Problem: Begin with the first line of the material and write out each line exactly, ending with the line that contains "ctx.save();". Pictures are not part of the copy.

── Collected data

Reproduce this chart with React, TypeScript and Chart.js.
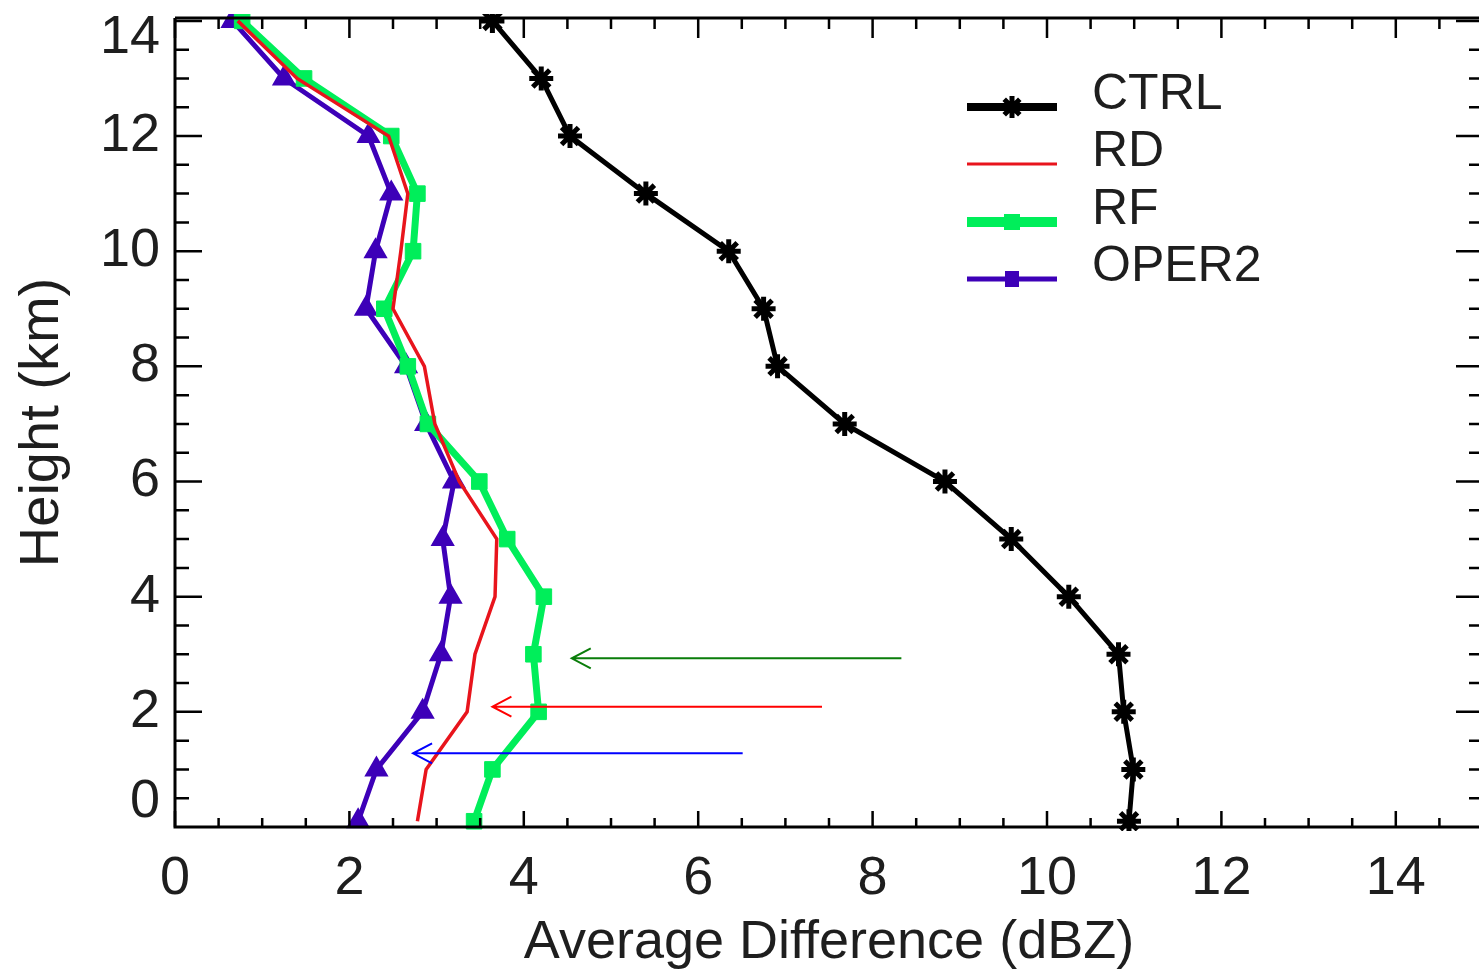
import React, { useEffect, useRef } from "react";
import { Chart, registerables } from "chart.js";

Chart.register(...registerables);

// ---- data ----
const heights = [14, 13, 12, 11, 10, 9, 8, 7, 6, 5, 4, 3, 2, 1, 0.1];
const ctrl = [3.64, 4.2, 4.53, 5.4, 6.35, 6.75, 6.91, 7.68, 8.83, 9.59, 10.25, 10.82, 10.88, 10.99, 10.94];
const rd = [0.72, 1.4, 2.45, 2.67, 2.59, 2.5, 2.86, 2.98, 3.26, 3.69, 3.67, 3.44, 3.35, 2.88, 2.78];
const rf = [0.77, 1.48, 2.48, 2.78, 2.73, 2.4, 2.67, 2.9, 3.49, 3.81, 4.23, 4.11, 4.17, 3.64, 3.43];
const oper2 = [0.66, 1.25, 2.22, 2.48, 2.3, 2.19, 2.65, 2.88, 3.2, 3.07, 3.16, 3.05, 2.84, 2.31, 2.1];

const seriesNames = ["CTRL", "RD", "RF", "OPER2"];

// annotation arrows (data coordinates)
const arrowHeights = [2.93, 2.09, 1.28];
const arrowFrom = [8.33, 7.42, 6.51];
const arrowTo = [4.55, 3.64, 2.73];

const xLabel = "Average Difference (dBZ)";
const yLabel = "Height (km)";

// ---- styles ----
const FONT = "'Liberation Sans', Arial, sans-serif";
const TEXT = "#1e1e1e";
const C_CTRL = "#000000";
const C_RD = "#e8141c";
const C_RF = "#00ee5a";
const C_OPER2 = "#3d00b8";
const arrowColors = ["#0a7d0a", "#ff0000", "#0000ff"];
const TICK_SIZE = 54;

const pts = (xs: number[]) => xs.map((x, i) => ({ x, y: heights[i] }));

const framePlugin = {
  id: "frame",
  afterDatasetsDraw(chart: any) {
    const { ctx, chartArea: a, scales } = chart;
    const xs = scales.x;
    const ys = scales.y;
    ctx.save();

    // arrows
    arrowHeights.forEach((h, i) => {
      const y = ys.getPixelForValue(h);
      const x0 = xs.getPixelForValue(arrowFrom[i]);
      const x1 = xs.getPixelForValue(arrowTo[i]);
      ctx.strokeStyle = arrowColors[i];
      ctx.lineWidth = 2;
      ctx.beginPath();
      ctx.moveTo(x0, y);
      ctx.lineTo(x1, y);
      ctx.moveTo(x1 + 19, y - 10);
      ctx.lineTo(x1, y);
      ctx.lineTo(x1 + 19, y + 10);
      ctx.stroke();
    });

    // frame
    ctx.strokeStyle = "#000";
    ctx.lineWidth = 3;
    ctx.beginPath();
    ctx.moveTo(a.left, a.top);
    ctx.lineTo(a.right, a.top);
    ctx.moveTo(a.left, a.top);
    ctx.lineTo(a.left, a.bottom);
    ctx.lineTo(a.right, a.bottom);
    ctx.stroke();

    // inward ticks
    ctx.lineWidth = 2.5;
    ctx.beginPath();
    for (let v = 0; v <= xs.max + 1e-6; v += 0.5) {
      const px = xs.getPixelForValue(v);
      const major = Math.abs(v % 2) < 1e-6;
      const lb = major ? 16 : 9;
      const lt = major ? 20 : 11;
      ctx.moveTo(px, a.bottom);
      ctx.lineTo(px, a.bottom - lb);
      ctx.moveTo(px, a.top);
      ctx.lineTo(px, a.top + lt);
    }
    for (let v = 0.5; v < ys.max; v += 0.5) {
      const py = ys.getPixelForValue(v);
      const major = Math.abs(v % 2) < 1e-6;
      const l = major ? 27 : 14;
      ctx.moveTo(a.left, py);
      ctx.lineTo(a.left + l, py);
      ctx.moveTo(a.right, py);
      ctx.lineTo(a.right - l, py);
    }
    ctx.stroke();

    // y tick labels (kept inside the frame height like the original)
    ctx.fillStyle = TEXT;
    ctx.font = `${TICK_SIZE}px ${FONT}`;
    ctx.textAlign = "right";
    ctx.textBaseline = "middle";
    ys.ticks.forEach((t: any) => {
      let py = ys.getPixelForValue(t.value);
      py = Math.max(a.top + 20, Math.min(a.bottom - 25, py));
      ctx.fillText(String(t.value), a.left - 15, py);
    });

    // legend
    const lx0 = 967, lx1 = 1057, tx = 1092;
    const textY = [95, 152, 210, 267];
    const styles = [
      { c: C_CTRL, w: 8, m: "star" },
      { c: C_RD, w: 3, m: "none" },
      { c: C_RF, w: 10, m: "rect" },
      { c: C_OPER2, w: 5, m: "sq" },
    ];
    seriesNames.forEach((name, i) => {
      const s = styles[i];
      const ly = textY[i] + 12;
      ctx.strokeStyle = s.c;
      ctx.lineWidth = s.w;
      ctx.beginPath();
      ctx.moveTo(lx0, ly);
      ctx.lineTo(lx1, ly);
      ctx.stroke();
      const cx = (lx0 + lx1) / 2;
      if (s.m === "star") {
        ctx.lineWidth = 5;
        ctx.beginPath();
        const r = 11;
        for (let k = 0; k < 4; k++) {
          const ang = (k * Math.PI) / 4;
          ctx.moveTo(cx - r * Math.cos(ang), ly - r * Math.sin(ang));
          ctx.lineTo(cx + r * Math.cos(ang), ly + r * Math.sin(ang));
        }
        ctx.stroke();
      } else if (s.m === "rect") {
        ctx.fillStyle = s.c;
        ctx.fillRect(cx - 8, ly - 8, 16, 16);
      } else if (s.m === "sq") {
        ctx.fillStyle = s.c;
        ctx.fillRect(cx - 7, ly - 8, 14, 16);
      }
      ctx.fillStyle = TEXT;
      ctx.font = `50px ${FONT}`;
      ctx.textAlign = "left";
      ctx.textBaseline = "middle";
      ctx.fillText(name, tx, textY[i]);
    });

    ctx.restore();
  },
};

export default function App() {
  const ref = useRef<HTMLCanvasElement | null>(null);

  useEffect(() => {
    if (!ref.current) return;
    const chart = new Chart(ref.current, {
      type: "scatter",
      data: {
        datasets: [
          {
            label: seriesNames[1],
            data: pts(rd),
            showLine: true,
            borderColor: C_RD,
            backgroundColor: C_RD,
            borderWidth: 3.5,
            pointRadius: 0,
            order: 0,
            clip: 4,
          },
          {
            label: seriesNames[2],
            data: pts(rf),
            showLine: true,
            borderColor: C_RF,
            backgroundColor: C_RF,
            borderWidth: 7,
            pointStyle: "rect",
            pointRadius: 11,
            pointBorderWidth: 1,
            order: 1,
            clip: 4,
          },
          {
            label: seriesNames[3],
            data: pts(oper2),
            showLine: true,
            borderColor: C_OPER2,
            backgroundColor: C_OPER2,
            borderWidth: 5,
            pointStyle: "triangle",
            pointRadius: 11,
            pointBorderWidth: 3,
            order: 2,
            clip: 4,
          },
          {
            label: seriesNames[0],
            data: pts(ctrl),
            showLine: true,
            borderColor: C_CTRL,
            backgroundColor: C_CTRL,
            borderWidth: 5,
            pointStyle: "star",
            pointRadius: 12,
            pointBorderWidth: 5,
            order: 3,
            clip: 4,
          },
        ],
      },
      options: {
        animation: false,
        responsive: false,
        layout: { padding: { top: 18, right: 5, left: 0, bottom: 0 } },
        plugins: { legend: { display: false }, tooltip: { enabled: false } },
        scales: {
          x: {
            type: "linear",
            min: 0,
            max: 15,
            afterFit: (s: any) => {
              s.height = 149;
              s.paddingLeft = 0;
              s.paddingRight = 0;
            },
            grid: { display: false, drawTicks: false },
            border: { display: false },
            ticks: {
              stepSize: 2,
              includeBounds: false,
              padding: 20,
              color: TEXT,
              font: { family: FONT, size: TICK_SIZE },
            },
            title: {
              display: true,
              text: xLabel,
              color: TEXT,
              font: { family: FONT, size: 54 },
              padding: { top: 0, bottom: 0 },
            },
          },
          y: {
            type: "linear",
            min: 0,
            max: 14.05,
            afterFit: (s: any) => {
              s.width = 175;
              s.paddingTop = 0;
              s.paddingBottom = 0;
            },
            grid: { display: false, drawTicks: false },
            border: { display: false },
            ticks: {
              display: false,
              stepSize: 2,
              includeBounds: false,
            },
            title: {
              display: true,
              text: yLabel,
              color: TEXT,
              font: { family: FONT, size: 56 },
              padding: { top: 9, bottom: 0 },
            },
          },
        },
      },
      plugins: [framePlugin],
    } as any);
    return () => chart.destroy();
  }, []);

  return (
    <div
      style={{
        position: "absolute",
        left: 0,
        top: 0,
        width: 1479,
        height: 976,
        overflow: "hidden",
        background: "#fff",
      }}
    >
      <canvas ref={ref} width={1500} height={976} style={{ display: "block" }} />
    </div>
  );
}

────

Reply:
Reproduce this chart with React, TypeScript and Chart.js.
import React, { useEffect, useRef } from "react";
import { Chart, registerables } from "chart.js";

Chart.register(...registerables);

// ---- data ----
const heights = [14, 13, 12, 11, 10, 9, 8, 7, 6, 5, 4, 3, 2, 1, 0.1];
const ctrl = [3.64, 4.2, 4.53, 5.4, 6.35, 6.75, 6.91, 7.68, 8.83, 9.59, 10.25, 10.82, 10.88, 10.99, 10.94];
const rd = [0.72, 1.4, 2.45, 2.67, 2.59, 2.5, 2.86, 2.98, 3.26, 3.69, 3.67, 3.44, 3.35, 2.88, 2.78];
const rf = [0.77, 1.48, 2.48, 2.78, 2.73, 2.4, 2.67, 2.9, 3.49, 3.81, 4.23, 4.11, 4.17, 3.64, 3.43];
const oper2 = [0.66, 1.25, 2.22, 2.48, 2.3, 2.19, 2.65, 2.88, 3.2, 3.07, 3.16, 3.05, 2.84, 2.31, 2.1];

const seriesNames = ["CTRL", "RD", "RF", "OPER2"];

// annotation arrows (data coordinates)
const arrowHeights = [2.93, 2.09, 1.28];
const arrowFrom = [8.33, 7.42, 6.51];
const arrowTo = [4.55, 3.64, 2.73];

const xLabel = "Average Difference (dBZ)";
const yLabel = "Height (km)";

// ---- styles ----
const FONT = "'Liberation Sans', Arial, sans-serif";
const TEXT = "#1e1e1e";
const C_CTRL = "#000000";
const C_RD = "#e8141c";
const C_RF = "#00ee5a";
const C_OPER2 = "#3d00b8";
const arrowColors = ["#0a7d0a", "#ff0000", "#0000ff"];
const TICK_SIZE = 54;

const pts = (xs: number[]) => xs.map((x, i) => ({ x, y: heights[i] }));

const framePlugin = {
  id: "frame",
  afterDatasetsDraw(chart: any) {
    const { ctx, chartArea: a, scales } = chart;
    const xs = scales.x;
    const ys = scales.y;
    ctx.save();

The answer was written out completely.